J'ai du mal à comprendre pourquoi La cité des permutants (1994) semble être le roman le plus populaire de Greg Egan : je l'ai trouvé très, très inférieur à Isolation (1992) et à Schild's Ladder (2002). Il échoue sur les parties essentielles : la trame narrative et l'idée hard SF centrale.
Déjà, il y a quasiment pas d'enjeux. Pendant la moitié du roman, on suit des personnages qui font des expériences en réalité virtuelle sans comprendre où on va. Certes, l'univers est riche en bonnes idées, qui tournent pour la plupart autour de ces scans du cerveau qui permettent aux riches de continuer à vivre dans des mondes virtuels. Quelles sont les conséquences éthiques, morales et légales ? Comment s'occuper quand on est immortel dans le virtuel ? Comment vivre quand on peut littéralement choisir ce qu'on est, quand on peut modifier à volonté ses désirs et ses pulsions, quand on peut manipuler sa propre psyché comme un programmeur manipule un logiciel ? Et, plus loin dans le roman, comment porter sur ses épaules le poids de l'infini et les pouvoirs démiurgique d'un Dieu ? Bref, ce sont ces aspects-là du roman qui font qu'on s'accroche.
Les personnages sont pour la plupart antipathiques, la narration est à la fois trop vague, trop éparpillée et trop longue, mais le pire, c'est le concept central : non seulement il est gros comme une maison, mais surtout, Greg Egan ne s’embarrasse guère d'explications. En résumé, tout programme informatique qui serait "éteint" continuerait en fait à tourner quelque part dans la trame de l'univers, et donc, il suffirait de créer un monde virtuel pour que, comme par magie, il se mette à tourner dans la "poussière de l'univers" et profite de capacités computationnelles proches de l'infini. Dans l'absolu, pourquoi pas, mais Greg Egan ne parvient absolument pas à convaincre que ce qu'il raconte tient debout, ne serait-ce que dans les règles propres au roman. On a l'impression qu'il n'essaie même pas. Pareil pour le personnage qui porte le projet, censé avoir été réincarné 26 fois d'une façon franchement incompréhensible.

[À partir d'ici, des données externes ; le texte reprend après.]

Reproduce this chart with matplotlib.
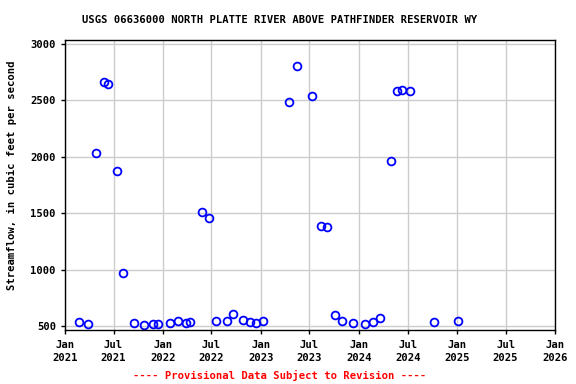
import matplotlib
matplotlib.use("Agg")
import matplotlib.pyplot as plt
import pandas as pd

dates = [
    "2021-02-24", "2021-03-29", "2021-04-26", "2021-05-25", "2021-06-12",
    "2021-07-14", "2021-08-05", "2021-09-15", "2021-10-22", "2021-11-25",
    "2021-12-12", "2022-01-26", "2022-02-25", "2022-03-27", "2022-04-12",
    "2022-05-25", "2022-06-22", "2022-07-16", "2022-08-26", "2022-09-18",
    "2022-10-25", "2022-11-20", "2022-12-14", "2023-01-09", "2023-04-14",
    "2023-05-14", "2023-07-09", "2023-08-14", "2023-09-04", "2023-10-03",
    "2023-11-01", "2023-12-09", "2024-01-24", "2024-02-22", "2024-03-19",
    "2024-04-29", "2024-05-24", "2024-06-09", "2024-07-09", "2024-10-06",
    "2025-01-05",
]
flow = [
    535, 518, 2034, 2666, 2645,
    1874, 970, 527, 512, 518,
    518, 527, 544, 527, 535,
    1511, 1457, 544, 544, 606,
    553, 535, 527, 544, 2486,
    2805, 2539, 1387, 1378, 598,
    544, 527, 518, 535, 571,
    1963, 2584, 2592, 2584, 535,
    544,
]

tick_dates = ["2021-01-01", "2021-07-01", "2022-01-01", "2022-07-01",
              "2023-01-01", "2023-07-01", "2024-01-01", "2024-07-01",
              "2025-01-01", "2025-07-01", "2026-01-01"]
tick_labels = ["Jan\n2021", "Jul\n2021", "Jan\n2022", "Jul\n2022",
               "Jan\n2023", "Jul\n2023", "Jan\n2024", "Jul\n2024",
               "Jan\n2025", "Jul\n2025", "Jan\n2026"]
yticks = [500, 1000, 1500, 2000, 2500, 3000]

title = "USGS 06636000 NORTH PLATTE RIVER ABOVE PATHFINDER RESERVOIR WY"
footer = "---- Provisional Data Subject to Revision ----"

plt.rcParams["font.family"] = ["DejaVu Sans Mono"]
plt.rcParams["font.weight"] = "bold"

fig = plt.figure(figsize=(5.76, 3.84), dpi=100)
ax = fig.add_axes([0.1128, 0.1406, 0.8507, 0.7552])

x = pd.to_datetime(dates)
ax.plot(x, flow, linestyle="none", marker="o", markersize=5.6,
        markerfacecolor="none", markeredgecolor="#0000ff", markeredgewidth=1.3)

ax.set_xlim(pd.Timestamp("2021-01-01"), pd.Timestamp("2026-01-01"))
ax.set_ylim(465, 3035)
ax.set_xticks(pd.to_datetime(tick_dates))
ax.set_xticklabels(tick_labels, linespacing=1.35)
ax.set_yticks(yticks)
ax.set_yticklabels([str(v) for v in yticks])

ax.grid(True, color="#cccccc", linewidth=1)
ax.set_axisbelow(True)
ax.tick_params(axis="both", labelsize=7.6, length=3, width=1, colors="black")
ax.tick_params(axis="x", pad=4)
for sp in ax.spines.values():
    sp.set_linewidth(1)

fig.text(12 / 576, 1 - 175 / 384, "Streamflow, in cubic feet per second",
         rotation=90, ha="center", va="center", fontsize=7.6, fontweight="bold")
fig.text(280 / 576, 1 - 20 / 384, title, ha="center", va="center",
         fontsize=7.6, fontweight="bold")
fig.text(280 / 576, 1 - 375 / 384, footer, ha="center", va="center",
         color="red", fontsize=7.6, fontweight="bold")

fig.savefig("out.png", dpi=100)
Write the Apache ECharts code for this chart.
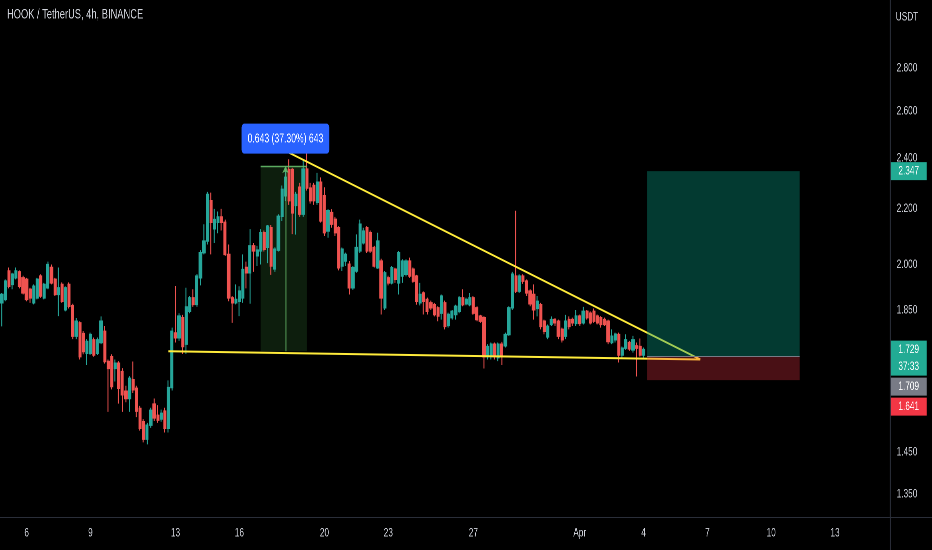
<!DOCTYPE html>
<html><head><meta charset="utf-8">
<script src="https://cdn.jsdelivr.net/npm/echarts@6/dist/echarts.min.js"></script>
<style>html,body{margin:0;padding:0;background:#000;overflow:hidden;width:932px;height:550px}#c{width:1351px;height:550px;transform:scaleX(0.68986);transform-origin:0 0}</style>
</head><body><div id="c"></div>
<script>
const chartTitle = 'HOOK / TetherUS, 4h, BINANCE';
const startUTC = [2023, 2, 4, 20];
const slotCount = 251;
// [open, close, low, high]
const ohlc = [
[1.873,1.900,1.799,1.905],[1.884,1.944,1.878,1.950],[1.978,1.927,1.920,1.990],[1.933,1.967,1.917,1.972],
[1.955,1.978,1.950,1.990],[1.975,1.927,1.920,1.980],[1.955,1.905,1.900,1.962],[1.950,1.884,1.878,1.955],
[1.917,1.889,1.873,1.922],[1.873,1.927,1.868,1.933],[1.889,1.950,1.884,1.955],[1.961,1.895,1.889,1.967],
[1.889,1.933,1.884,1.938],[1.922,2.000,1.917,2.010],[1.990,1.938,1.933,2.000],[1.950,1.900,1.895,1.955],
[1.900,1.922,1.831,1.990],[1.933,1.878,1.873,1.940],[1.851,1.922,1.846,1.927],[1.933,1.862,1.855,1.940],
[1.864,1.769,1.760,1.870],[1.769,1.815,1.760,1.825],[1.810,1.708,1.700,1.815],[1.777,1.723,1.715,1.785],
[1.718,1.753,1.684,1.760],[1.718,1.774,1.713,1.780],[1.758,1.713,1.708,1.765],[1.718,1.758,1.713,1.765],
[1.750,1.815,1.745,1.830],[1.784,1.694,1.688,1.800],[1.694,1.674,1.554,1.700],[1.708,1.623,1.615,1.715],
[1.674,1.689,1.637,1.700],[1.689,1.618,1.576,1.695],[1.665,1.600,1.554,1.675],[1.610,1.590,1.580,1.625],
[1.590,1.646,1.554,1.652],[1.642,1.614,1.605,1.694],[1.618,1.556,1.540,1.625],[1.563,1.511,1.505,1.570],
[1.528,1.483,1.475,1.535],[1.483,1.519,1.470,1.525],[1.519,1.558,1.512,1.565],[1.575,1.538,1.530,1.590],
[1.545,1.532,1.525,1.572],[1.535,1.550,1.528,1.560],[1.556,1.511,1.500,1.565],[1.511,1.620,1.500,1.640],
[1.620,1.784,1.612,1.795],[1.779,1.764,1.750,1.928],[1.764,1.831,1.755,1.840],[1.826,1.738,1.716,1.835],
[1.745,1.860,1.716,1.922],[1.846,1.889,1.840,1.895],[1.889,1.868,1.860,1.917],[1.868,1.961,1.860,1.968],
[1.955,2.041,1.930,2.050],[2.041,2.082,2.035,2.143],[2.082,2.255,2.070,2.265],[2.231,2.150,2.035,2.262],
[2.126,2.160,2.075,2.200],[2.150,2.170,2.110,2.190],[2.170,2.150,2.120,2.200],[2.150,2.035,2.030,2.160],
[2.035,1.889,1.878,2.070],[1.889,1.873,1.810,1.895],[1.873,1.884,1.868,1.933],[1.878,1.911,1.831,1.927],
[1.889,1.983,1.873,2.035],[1.990,1.972,1.920,2.010],[1.972,2.065,1.870,2.125],[2.065,2.047,1.975,2.075],
[2.030,2.050,1.995,2.065],[2.047,2.112,2.000,2.125],[2.112,2.053,2.045,2.120],[2.060,2.136,2.005,2.140],
[2.130,1.995,1.965,2.140],[1.985,2.053,1.975,2.060],[2.050,2.172,2.045,2.180],[2.172,2.275,2.155,2.290],
[2.250,2.322,2.230,2.360],[2.353,2.231,2.215,2.395],[2.353,2.185,2.107,2.360],[2.213,2.255,2.105,2.265],
[2.283,2.180,2.170,2.300],[2.180,2.355,2.170,2.390],[2.355,2.280,2.270,2.420],[2.280,2.231,2.220,2.300],
[2.290,2.231,2.215,2.300],[2.225,2.303,2.215,2.340],[2.303,2.155,2.149,2.322],[2.250,2.112,2.100,2.283],
[2.118,2.193,2.094,2.199],[2.186,2.143,2.130,2.199],[2.161,2.112,2.100,2.170],[2.130,1.989,1.980,2.136],
[1.995,2.053,1.978,2.059],[2.012,2.035,1.995,2.041],[2.001,1.922,1.900,2.012],[1.922,1.989,1.915,1.995],
[1.978,2.059,1.972,2.106],[2.047,2.143,2.040,2.160],[2.076,2.118,2.070,2.130],[2.130,2.047,2.040,2.136],
[2.112,2.047,2.040,2.120],[2.059,1.995,1.990,2.065],[1.989,2.082,1.985,2.112],[2.012,1.889,1.836,2.020],
[1.857,1.972,1.850,1.978],[1.955,1.938,1.930,1.962],[1.938,1.989,1.933,1.995],[1.984,1.950,1.938,1.989],
[1.938,2.041,1.900,2.047],[1.961,2.012,1.938,2.018],[1.967,2.012,1.960,2.018],[2.012,1.961,1.955,2.024],
[1.984,1.944,1.938,1.990],[1.961,1.878,1.867,1.965],[1.873,1.900,1.865,1.938],[1.905,1.878,1.836,1.910],
[1.884,1.846,1.836,1.890],[1.873,1.857,1.850,1.880],[1.867,1.836,1.830,1.873],[1.857,1.831,1.815,1.862],
[1.840,1.895,1.820,1.900],[1.873,1.799,1.790,1.880],[1.802,1.836,1.795,1.842],[1.826,1.846,1.820,1.850],
[1.836,1.862,1.820,1.867],[1.846,1.889,1.840,1.895],[1.889,1.867,1.862,1.917],[1.870,1.884,1.865,1.890],
[1.867,1.889,1.862,1.905],[1.889,1.840,1.835,1.895],[1.857,1.820,1.815,1.862],[1.831,1.815,1.810,1.835],
[1.826,1.708,1.674,1.831],[1.708,1.738,1.700,1.745],[1.708,1.745,1.700,1.750],[1.745,1.708,1.700,1.750],
[1.705,1.745,1.695,1.750],[1.745,1.708,1.684,1.752],[1.740,1.774,1.735,1.780],[1.774,1.857,1.770,1.862],
[1.857,1.967,1.850,1.975],[1.961,1.911,1.905,2.193],[1.911,1.961,1.905,1.967],[1.961,1.944,1.935,1.967],
[1.944,1.905,1.895,1.950],[1.911,1.870,1.862,1.917],[1.900,1.851,1.820,1.933],[1.855,1.878,1.830,1.895],
[1.867,1.799,1.790,1.873],[1.815,1.784,1.775,1.820],[1.767,1.799,1.760,1.805],[1.805,1.820,1.800,1.830],
[1.820,1.810,1.800,1.825],[1.815,1.769,1.760,1.820],[1.790,1.758,1.750,1.795],[1.769,1.815,1.760,1.835],
[1.820,1.799,1.790,1.830],[1.820,1.810,1.800,1.826],[1.808,1.831,1.800,1.850],[1.831,1.808,1.800,1.836],
[1.810,1.846,1.805,1.860],[1.846,1.826,1.820,1.850],[1.840,1.810,1.805,1.846],[1.846,1.815,1.810,1.855],
[1.831,1.810,1.805,1.836],[1.826,1.805,1.795,1.831],[1.820,1.805,1.800,1.826],[1.815,1.753,1.745,1.820],
[1.750,1.769,1.745,1.790],[1.758,1.775,1.750,1.780],[1.774,1.713,1.691,1.780],[1.713,1.733,1.705,1.738],
[1.733,1.758,1.728,1.775],[1.750,1.731,1.725,1.755],[1.728,1.758,1.720,1.770],[1.740,1.733,1.651,1.750],
[1.738,1.713,1.708,1.762],[1.713,1.729,1.705,1.735]
];
const dayTickDates = ['2023-03-06','2023-03-09','2023-03-13','2023-03-16','2023-03-20','2023-03-23','2023-03-27','2023-04-01','2023-04-04','2023-04-07','2023-04-10','2023-04-13'];
const dayTickLabels = ['6','9','13','16','20','23','27','Apr','4','7','10','13'];
const priceTicks = [2.8, 2.6, 2.4, 2.2, 2.0, 1.85, 1.45, 1.35];
const priceRange = [1.298, 3.146];
const upperTrend = [['2023-03-18 08:00', 2.422], ['2023-04-06 16:00', 1.700]];
const lowerTrend = [['2023-03-12 16:00', 1.724], ['2023-04-06 16:00', 1.700]];
const measureTimes = ['2023-03-17 00:00', '2023-03-18 04:00', '2023-03-19 04:00'];
const measurePrices = [1.724, 2.367];
const positionTimes = ['2023-04-04 04:00', '2023-04-11 08:00'];
const positionPrices = { stop: 1.641, entry: 1.709, target: 2.347 };
const lastPrice = 1.729;
const countdown = '37:33';

// the page is drawn wide and squeezed horizontally (condensed look of the reference)
const SX = 0.68986;
const FONT = "sans-serif";
const TXT = '#d1d4dc';
const UP = '#26a69a', DOWN = '#ef5350';
const GRID = { left: 0, right: 42 / SX, top: 0, bottom: 33 };
const L = Math.log;

const pad = n => String(n).padStart(2, '0');
const categories = [];
const t0 = Date.UTC(...startUTC);
for (let i = 0; i < slotCount; i++) {
  const d = new Date(t0 + i * 4 * 3600e3);
  categories.push(`${d.getUTCFullYear()}-${pad(d.getUTCMonth() + 1)}-${pad(d.getUTCDate())} ${pad(d.getUTCHours())}:00`);
}
const tickMap = {};
dayTickDates.forEach((d, i) => { tickMap[d + ' 00:00'] = dayTickLabels[i]; });

const mDiff = measurePrices[1] - measurePrices[0];
const measureText = `${mDiff.toFixed(3)} (${(mDiff / measurePrices[0] * 100).toFixed(2)}%) ${Math.round(mDiff * 1000)}`;

const chart = echarts.init(document.getElementById('c'), null, { renderer: 'canvas', devicePixelRatio: 2 });
chart.setOption({
  backgroundColor: '#000000',
  animation: false,
  title: { text: chartTitle, left: 7 / SX - 5, top: 3, textStyle: { color: TXT, fontSize: 13.5, fontWeight: 'normal', fontFamily: FONT } },
  grid: GRID,
  xAxis: {
    type: 'category', data: categories, boundaryGap: true,
    axisLine: { show: true, lineStyle: { color: '#2a2e39' } },
    axisTick: { show: false }, splitLine: { show: false },
    axisLabel: { interval: (idx, val) => tickMap.hasOwnProperty(val), formatter: v => tickMap[v] || '', color: TXT, fontSize: 12, margin: 10, fontFamily: FONT }
  },
  yAxis: {
    type: 'value', position: 'right', min: L(priceRange[0]), max: L(priceRange[1]),
    axisLine: { show: true, lineStyle: { color: '#2a2e39', width: 1.4 } },
    axisTick: { show: false }, splitLine: { show: false },
    axisLabel: { customValues: priceTicks.map(L), formatter: v => Math.exp(v).toFixed(3), color: TXT, fontSize: 12, align: 'center', margin: 17 / SX, fontFamily: FONT }
  },
  series: [
    {
      type: 'candlestick', barWidth: '72%',
      data: ohlc.map(r => r.map(L)),
      itemStyle: { color: UP, color0: DOWN, borderColor: UP, borderColor0: DOWN, borderWidth: 1.4 },
      markArea: {
        silent: true,
        itemStyle: { color: 'rgba(76,175,80,0.17)' },
        data: [[{ xAxis: measureTimes[0], yAxis: L(measurePrices[0]) }, { xAxis: measureTimes[2], yAxis: L(measurePrices[1]) }]]
      },
      markLine: {
        silent: true, symbol: 'none', label: { show: false },
        lineStyle: { color: 'rgba(102,187,106,0.9)', width: 1.4, type: 'solid' },
        data: [
          [{ coord: [measureTimes[1], L(measurePrices[0])], symbol: 'none' }, { coord: [measureTimes[1], L(measurePrices[1])], symbol: 'arrow', symbolSize: 7 }],
          [{ coord: [measureTimes[0], L(measurePrices[1])] }, { coord: [measureTimes[2], L(measurePrices[1])] }]
        ]
      },
      markPoint: {
        silent: true,
        data: [{
          coord: [measureTimes[1], L(measurePrices[1])], symbol: 'rect', symbolSize: 1,
          itemStyle: { color: 'rgba(0,0,0,0)' },
          label: { show: true, position: 'top', distance: 12, formatter: measureText, backgroundColor: '#2962ff', borderRadius: 4, padding: [9, 6 / SX, 8, 6 / SX], color: '#ffffff', fontSize: 12.5, fontFamily: FONT }
        }]
      }
    },
    {
      type: 'line', z: 3, showSymbol: false, silent: true,
      data: upperTrend.map(p => [p[0], L(p[1])]),
      lineStyle: { color: '#ffeb3b', width: 2 }
    },
    {
      type: 'line', z: 3, showSymbol: false, silent: true,
      data: lowerTrend.map(p => [p[0], L(p[1])]),
      lineStyle: { color: '#ffeb3b', width: 2 }
    },
    {
      type: 'line', data: [], silent: true,
      markArea: {
        silent: true, z: 10,
        data: [
          [{ xAxis: positionTimes[0], yAxis: L(positionPrices.entry), itemStyle: { color: 'rgba(8,153,129,0.38)' } }, { xAxis: positionTimes[1], yAxis: L(positionPrices.target) }],
          [{ xAxis: positionTimes[0], yAxis: L(positionPrices.stop), itemStyle: { color: 'rgba(242,54,69,0.30)' } }, { xAxis: positionTimes[1], yAxis: L(positionPrices.entry) }]
        ]
      },
      markLine: {
        silent: true, z: 11, symbol: 'none', label: { show: false },
        lineStyle: { color: '#787b86', width: 1, type: 'solid' },
        data: [[{ coord: [positionTimes[0], L(positionPrices.entry)] }, { coord: [positionTimes[1], L(positionPrices.entry)] }]]
      }
    }
  ]
});

// price badges on the price scale
const axisX = chart.getWidth() - GRID.right;
const BW = 36 / SX;
const badges = [
  { price: positionPrices.target, color: '#22ab94' },
  { price: lastPrice, color: '#22ab94', extra: countdown },
  { price: positionPrices.entry, color: '#787b86' },
  { price: positionPrices.stop, color: '#f23645' }
].map(b => ({ ...b, y: chart.convertToPixel({ yAxisIndex: 0 }, L(b.price)) })).sort((a, b) => a.y - b.y);
const graphics = [];
let prevBottom = -1e9;
badges.forEach(b => {
  const h = b.extra ? 35 : 18;
  const top = Math.max(b.y - 9, prevBottom + 2);
  prevBottom = top + h;
  graphics.push({ type: 'rect', z: 50, shape: { x: axisX + 1, y: top, width: BW, height: h }, style: { fill: b.color } });
  graphics.push({ type: 'text', z: 51, style: { text: b.price.toFixed(3), x: axisX + 1 + BW / 2, y: top + 9, align: 'center', verticalAlign: 'middle', fill: '#ffffff', font: '12px ' + FONT } });
  if (b.extra) graphics.push({ type: 'text', z: 51, style: { text: b.extra, x: axisX + 1 + BW / 2, y: top + 26, align: 'center', verticalAlign: 'middle', fill: '#ffffff', font: '12px ' + FONT } });
});
const axisY = chart.getHeight() - GRID.bottom;
graphics.push({ type: 'text', z: 51, style: { text: 'USDT', x: axisX + 17 / SX, y: 17, align: 'center', verticalAlign: 'middle', fill: TXT, font: '12px ' + FONT } });
graphics.push({ type: 'line', z: 5, shape: { x1: axisX + 0.5, y1: axisY, x2: axisX + 0.5, y2: chart.getHeight() }, style: { stroke: '#2a2e39', lineWidth: 1.4 } });
graphics.push({ type: 'line', z: 5, shape: { x1: axisX, y1: axisY + 0.5, x2: chart.getWidth(), y2: axisY + 0.5 }, style: { stroke: '#2a2e39', lineWidth: 1 } });
chart.setOption({ graphic: graphics });
</script></body></html>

Le niveau est un peu relevé dans le dernier tiers, quand on explore enfin Permutation City, la ville virtuelle qui existe magiquement dans l'éther. Les créateurs se font dépasser par leur création : une espèce intelligente, née dans un univers de poche via des règles physiques et biologiques simulées. D'une façon qui encore une fois n'est absolument pas assez expliquée pour qu'on y croie, cette espèce, par la force de ses déductions logiques, refaçonne la nature du virtuel où vivent les humains. Vraiment, les grands concepts explorés dans La cité des permutants sont plus que bancals, et je ne crois pas que ce soit faute de comprendre la science sous-jacente — au contraire, il me semble que ces concepts sont bien moins solides et argumentés que ceux qu'explore Greg Egan dans les deux autres romans cités plus haut.
Le seul personnage sympathique et dont j'ai apprécié suivre les pérégrinations est Peer, assez riche pour se faire virtualiser mais trop pauvre pour jouir d'un haut niveau de vie dans le virtuel. Membre de l'auto-proclamée nation solipsiste, il explore toutes les possibilités du virtuel pour tenter d'y trouver une once de sens. De plus, faute d'argent, il ne peux pas se payer la puissance de calcul pour "tourner" à la même vitesse que les riches : son temps subjectif est donc 60 fois plus lent que celui du réel, contre 17 fois plus lent pour les élites. Puis, quand il s'embarque avec sa copine en passager clandestin dans Permutation City, il va expérimenter de nouveaux niveaux de solitude qu'il affrontera en s'imposant des passions arbitraires et aléatoires. Ça change des éplorations interminables des autres personnages.